Will you repeat only the lines from the one with "Give me the matplotlib source for this chart." through the one with "-159, -164, -167, -172, -173, -177, -206]", both included, leaving every picture out?

> _DATA SECTION_:
"""
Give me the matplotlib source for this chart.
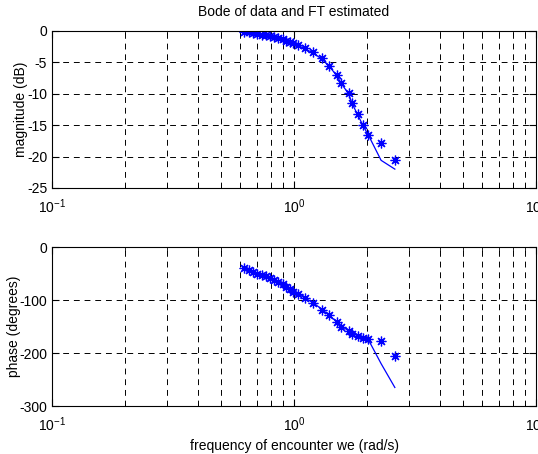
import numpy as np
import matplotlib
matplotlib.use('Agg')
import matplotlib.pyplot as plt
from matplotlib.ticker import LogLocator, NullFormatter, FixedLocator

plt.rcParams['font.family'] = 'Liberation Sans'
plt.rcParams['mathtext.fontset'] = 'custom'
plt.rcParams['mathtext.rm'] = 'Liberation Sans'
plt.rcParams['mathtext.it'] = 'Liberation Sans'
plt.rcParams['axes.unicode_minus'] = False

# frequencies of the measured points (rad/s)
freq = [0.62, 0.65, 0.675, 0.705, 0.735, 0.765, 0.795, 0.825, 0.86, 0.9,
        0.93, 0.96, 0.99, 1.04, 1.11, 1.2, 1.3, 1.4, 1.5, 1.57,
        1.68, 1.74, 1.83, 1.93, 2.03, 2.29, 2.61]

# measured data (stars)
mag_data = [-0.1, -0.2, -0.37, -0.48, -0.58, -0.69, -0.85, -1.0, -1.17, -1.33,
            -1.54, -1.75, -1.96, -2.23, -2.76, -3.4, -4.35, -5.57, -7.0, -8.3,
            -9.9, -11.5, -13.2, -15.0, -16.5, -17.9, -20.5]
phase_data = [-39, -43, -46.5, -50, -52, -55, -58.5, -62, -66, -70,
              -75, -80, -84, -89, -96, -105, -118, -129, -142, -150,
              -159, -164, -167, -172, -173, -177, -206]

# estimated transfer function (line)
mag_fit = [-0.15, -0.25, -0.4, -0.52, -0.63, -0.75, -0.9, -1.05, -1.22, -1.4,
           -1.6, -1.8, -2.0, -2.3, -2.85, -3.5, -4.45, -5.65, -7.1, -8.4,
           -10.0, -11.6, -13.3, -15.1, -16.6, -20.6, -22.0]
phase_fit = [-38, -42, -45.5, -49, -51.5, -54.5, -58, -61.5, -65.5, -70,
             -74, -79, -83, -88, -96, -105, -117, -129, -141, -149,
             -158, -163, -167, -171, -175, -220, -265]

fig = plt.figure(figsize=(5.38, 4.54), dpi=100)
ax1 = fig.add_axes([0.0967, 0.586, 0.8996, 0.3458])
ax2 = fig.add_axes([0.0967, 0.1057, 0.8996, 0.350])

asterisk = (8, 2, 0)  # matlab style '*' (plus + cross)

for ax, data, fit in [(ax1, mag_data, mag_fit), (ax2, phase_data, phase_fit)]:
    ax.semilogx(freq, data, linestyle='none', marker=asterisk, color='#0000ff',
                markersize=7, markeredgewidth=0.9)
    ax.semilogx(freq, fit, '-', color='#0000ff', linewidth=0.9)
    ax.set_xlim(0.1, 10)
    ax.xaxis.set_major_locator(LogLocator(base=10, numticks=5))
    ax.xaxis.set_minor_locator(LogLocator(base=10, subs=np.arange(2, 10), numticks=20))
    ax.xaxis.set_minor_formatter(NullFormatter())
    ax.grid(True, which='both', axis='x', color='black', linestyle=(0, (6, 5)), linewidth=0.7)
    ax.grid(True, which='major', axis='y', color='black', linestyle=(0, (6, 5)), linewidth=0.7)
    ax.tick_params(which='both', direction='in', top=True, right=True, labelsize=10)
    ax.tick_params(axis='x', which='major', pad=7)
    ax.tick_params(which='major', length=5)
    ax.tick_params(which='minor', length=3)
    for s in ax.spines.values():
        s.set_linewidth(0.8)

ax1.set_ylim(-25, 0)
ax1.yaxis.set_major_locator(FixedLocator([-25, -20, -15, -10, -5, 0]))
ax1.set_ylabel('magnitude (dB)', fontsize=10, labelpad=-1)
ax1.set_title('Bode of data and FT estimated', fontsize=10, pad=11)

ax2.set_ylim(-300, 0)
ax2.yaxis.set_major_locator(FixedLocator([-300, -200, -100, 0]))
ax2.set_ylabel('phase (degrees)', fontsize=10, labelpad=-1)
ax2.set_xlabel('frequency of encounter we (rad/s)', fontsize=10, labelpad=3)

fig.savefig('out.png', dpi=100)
"""
"""
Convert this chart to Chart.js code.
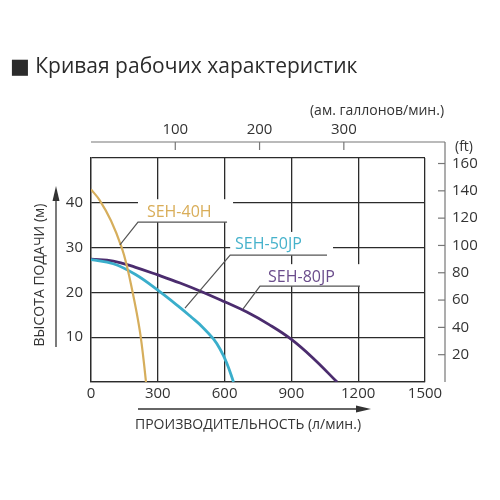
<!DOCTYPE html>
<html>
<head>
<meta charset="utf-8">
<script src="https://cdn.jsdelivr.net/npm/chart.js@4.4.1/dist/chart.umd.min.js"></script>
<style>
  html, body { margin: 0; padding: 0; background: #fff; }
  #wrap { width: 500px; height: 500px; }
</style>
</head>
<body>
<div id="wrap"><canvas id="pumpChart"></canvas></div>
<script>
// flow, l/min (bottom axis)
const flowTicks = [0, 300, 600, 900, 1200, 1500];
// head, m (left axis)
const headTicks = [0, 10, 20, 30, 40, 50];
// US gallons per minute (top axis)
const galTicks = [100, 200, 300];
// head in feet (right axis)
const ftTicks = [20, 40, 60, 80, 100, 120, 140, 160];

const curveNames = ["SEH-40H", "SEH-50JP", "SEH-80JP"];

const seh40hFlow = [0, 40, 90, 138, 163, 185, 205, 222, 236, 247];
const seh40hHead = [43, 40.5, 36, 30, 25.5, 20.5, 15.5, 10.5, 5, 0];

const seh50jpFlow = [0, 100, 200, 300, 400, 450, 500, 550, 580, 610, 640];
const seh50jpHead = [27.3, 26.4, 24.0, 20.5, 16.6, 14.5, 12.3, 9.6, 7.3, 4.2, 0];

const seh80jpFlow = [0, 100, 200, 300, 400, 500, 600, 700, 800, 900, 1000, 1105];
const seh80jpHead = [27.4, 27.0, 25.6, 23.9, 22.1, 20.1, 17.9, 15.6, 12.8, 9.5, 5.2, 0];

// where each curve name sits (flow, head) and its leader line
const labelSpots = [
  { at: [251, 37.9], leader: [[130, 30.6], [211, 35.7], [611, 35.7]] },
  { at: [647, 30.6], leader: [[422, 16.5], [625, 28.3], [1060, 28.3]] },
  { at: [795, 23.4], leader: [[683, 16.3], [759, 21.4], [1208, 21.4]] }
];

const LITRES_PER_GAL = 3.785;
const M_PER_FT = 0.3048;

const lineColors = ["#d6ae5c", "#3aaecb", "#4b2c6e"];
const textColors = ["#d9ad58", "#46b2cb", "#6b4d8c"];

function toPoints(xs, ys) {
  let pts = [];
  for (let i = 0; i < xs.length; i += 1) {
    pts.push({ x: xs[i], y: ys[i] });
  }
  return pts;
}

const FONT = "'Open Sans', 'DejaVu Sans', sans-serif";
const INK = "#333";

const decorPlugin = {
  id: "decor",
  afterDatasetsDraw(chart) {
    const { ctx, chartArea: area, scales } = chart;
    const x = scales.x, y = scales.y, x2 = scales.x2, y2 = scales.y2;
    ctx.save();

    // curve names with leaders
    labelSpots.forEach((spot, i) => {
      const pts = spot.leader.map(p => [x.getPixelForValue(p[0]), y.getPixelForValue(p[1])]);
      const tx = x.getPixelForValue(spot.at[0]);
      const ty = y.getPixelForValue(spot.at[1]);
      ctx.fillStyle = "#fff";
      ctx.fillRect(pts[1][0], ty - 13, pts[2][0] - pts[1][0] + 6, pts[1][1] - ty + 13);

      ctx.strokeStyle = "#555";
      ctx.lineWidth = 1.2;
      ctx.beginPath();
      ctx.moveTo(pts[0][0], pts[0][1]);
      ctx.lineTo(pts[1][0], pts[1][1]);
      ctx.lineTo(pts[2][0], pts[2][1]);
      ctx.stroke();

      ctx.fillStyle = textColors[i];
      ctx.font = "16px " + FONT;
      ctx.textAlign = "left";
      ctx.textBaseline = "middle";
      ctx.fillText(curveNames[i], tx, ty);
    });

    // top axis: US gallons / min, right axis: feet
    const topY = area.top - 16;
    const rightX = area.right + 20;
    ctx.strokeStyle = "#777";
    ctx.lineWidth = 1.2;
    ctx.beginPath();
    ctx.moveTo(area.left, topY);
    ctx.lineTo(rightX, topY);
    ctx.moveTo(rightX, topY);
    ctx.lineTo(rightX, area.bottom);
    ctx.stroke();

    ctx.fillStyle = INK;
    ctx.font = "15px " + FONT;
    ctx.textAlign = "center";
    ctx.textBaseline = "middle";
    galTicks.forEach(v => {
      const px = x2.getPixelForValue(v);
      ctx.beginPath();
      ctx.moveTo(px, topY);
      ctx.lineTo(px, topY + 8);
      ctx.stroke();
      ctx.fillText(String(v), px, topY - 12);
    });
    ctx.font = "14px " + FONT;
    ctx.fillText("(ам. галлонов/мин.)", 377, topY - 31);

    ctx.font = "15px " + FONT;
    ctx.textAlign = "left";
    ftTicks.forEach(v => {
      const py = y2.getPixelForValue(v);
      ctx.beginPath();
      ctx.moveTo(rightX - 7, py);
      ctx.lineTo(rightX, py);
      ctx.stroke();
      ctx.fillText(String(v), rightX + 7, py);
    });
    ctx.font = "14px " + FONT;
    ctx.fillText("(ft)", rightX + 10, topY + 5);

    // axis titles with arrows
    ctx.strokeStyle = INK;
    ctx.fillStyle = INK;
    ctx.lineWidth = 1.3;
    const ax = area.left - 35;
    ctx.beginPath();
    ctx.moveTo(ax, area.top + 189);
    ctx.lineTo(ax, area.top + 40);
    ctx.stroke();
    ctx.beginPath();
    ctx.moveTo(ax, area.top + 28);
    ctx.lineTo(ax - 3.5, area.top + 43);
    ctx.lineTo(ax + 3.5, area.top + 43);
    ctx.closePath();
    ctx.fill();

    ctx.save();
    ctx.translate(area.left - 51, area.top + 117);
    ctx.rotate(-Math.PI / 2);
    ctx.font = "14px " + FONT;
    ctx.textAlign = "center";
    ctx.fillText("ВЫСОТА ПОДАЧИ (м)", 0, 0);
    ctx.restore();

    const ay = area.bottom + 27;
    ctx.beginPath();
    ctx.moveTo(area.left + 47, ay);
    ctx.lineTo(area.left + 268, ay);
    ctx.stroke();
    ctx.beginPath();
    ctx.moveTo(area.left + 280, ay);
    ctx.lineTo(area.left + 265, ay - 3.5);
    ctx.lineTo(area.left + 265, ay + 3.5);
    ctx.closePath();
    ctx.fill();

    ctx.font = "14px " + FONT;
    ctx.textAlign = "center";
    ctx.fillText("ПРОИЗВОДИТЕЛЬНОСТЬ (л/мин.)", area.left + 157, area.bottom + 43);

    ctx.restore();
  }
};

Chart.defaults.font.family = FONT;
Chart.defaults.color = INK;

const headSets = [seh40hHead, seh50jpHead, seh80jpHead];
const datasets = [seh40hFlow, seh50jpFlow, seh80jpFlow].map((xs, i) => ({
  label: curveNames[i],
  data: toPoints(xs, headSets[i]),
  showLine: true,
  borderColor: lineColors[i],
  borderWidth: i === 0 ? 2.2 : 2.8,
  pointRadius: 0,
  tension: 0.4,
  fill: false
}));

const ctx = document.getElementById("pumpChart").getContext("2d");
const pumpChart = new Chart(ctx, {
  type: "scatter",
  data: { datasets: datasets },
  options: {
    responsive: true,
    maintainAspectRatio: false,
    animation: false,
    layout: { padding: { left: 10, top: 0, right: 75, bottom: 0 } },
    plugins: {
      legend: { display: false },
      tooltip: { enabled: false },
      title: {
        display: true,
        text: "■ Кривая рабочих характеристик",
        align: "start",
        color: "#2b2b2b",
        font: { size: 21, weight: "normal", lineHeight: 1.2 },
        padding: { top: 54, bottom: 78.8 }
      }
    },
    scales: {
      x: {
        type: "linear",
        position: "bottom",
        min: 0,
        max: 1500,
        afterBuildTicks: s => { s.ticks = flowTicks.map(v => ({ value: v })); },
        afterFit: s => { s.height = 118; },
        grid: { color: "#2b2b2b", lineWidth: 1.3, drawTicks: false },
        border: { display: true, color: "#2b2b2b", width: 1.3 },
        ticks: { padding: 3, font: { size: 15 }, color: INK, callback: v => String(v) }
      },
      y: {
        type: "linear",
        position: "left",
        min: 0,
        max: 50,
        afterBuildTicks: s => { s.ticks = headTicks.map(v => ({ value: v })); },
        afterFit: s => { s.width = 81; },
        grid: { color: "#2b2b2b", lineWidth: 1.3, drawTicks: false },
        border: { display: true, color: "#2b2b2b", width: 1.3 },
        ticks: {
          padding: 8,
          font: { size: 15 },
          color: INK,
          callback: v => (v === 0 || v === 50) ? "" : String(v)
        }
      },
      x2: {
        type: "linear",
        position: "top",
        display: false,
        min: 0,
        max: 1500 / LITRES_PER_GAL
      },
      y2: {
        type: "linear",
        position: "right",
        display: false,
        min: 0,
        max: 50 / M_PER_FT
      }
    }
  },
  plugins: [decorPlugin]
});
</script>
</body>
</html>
"""
"""
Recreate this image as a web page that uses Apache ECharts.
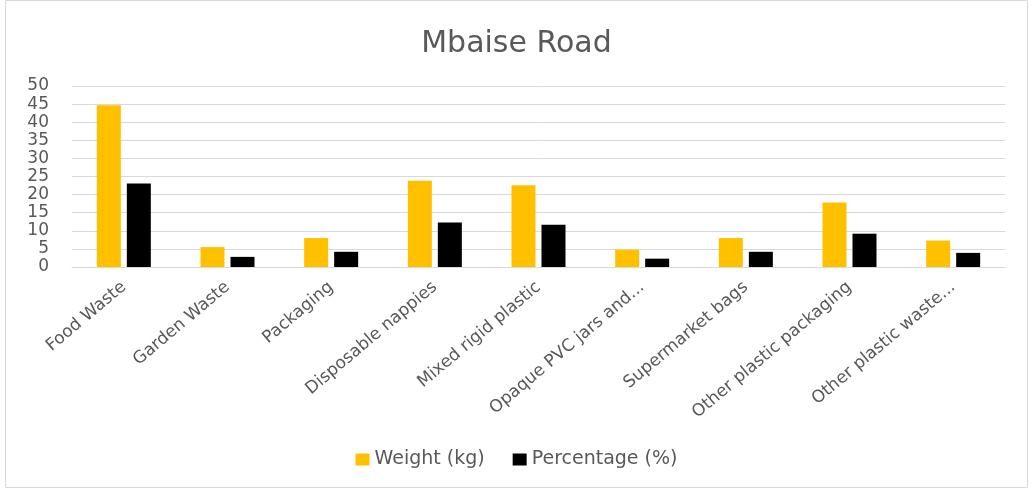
"""
> _RESULT_:
Give me the matplotlib source for this chart.
import numpy as np
import matplotlib
matplotlib.use('Agg')
import matplotlib.pyplot as plt
from matplotlib.ticker import LogLocator, NullFormatter, FixedLocator

plt.rcParams['font.family'] = 'Liberation Sans'
plt.rcParams['mathtext.fontset'] = 'custom'
plt.rcParams['mathtext.rm'] = 'Liberation Sans'
plt.rcParams['mathtext.it'] = 'Liberation Sans'
plt.rcParams['axes.unicode_minus'] = False

# frequencies of the measured points (rad/s)
freq = [0.62, 0.65, 0.675, 0.705, 0.735, 0.765, 0.795, 0.825, 0.86, 0.9,
        0.93, 0.96, 0.99, 1.04, 1.11, 1.2, 1.3, 1.4, 1.5, 1.57,
        1.68, 1.74, 1.83, 1.93, 2.03, 2.29, 2.61]

# measured data (stars)
mag_data = [-0.1, -0.2, -0.37, -0.48, -0.58, -0.69, -0.85, -1.0, -1.17, -1.33,
            -1.54, -1.75, -1.96, -2.23, -2.76, -3.4, -4.35, -5.57, -7.0, -8.3,
            -9.9, -11.5, -13.2, -15.0, -16.5, -17.9, -20.5]
phase_data = [-39, -43, -46.5, -50, -52, -55, -58.5, -62, -66, -70,
              -75, -80, -84, -89, -96, -105, -118, -129, -142, -150,
              -159, -164, -167, -172, -173, -177, -206]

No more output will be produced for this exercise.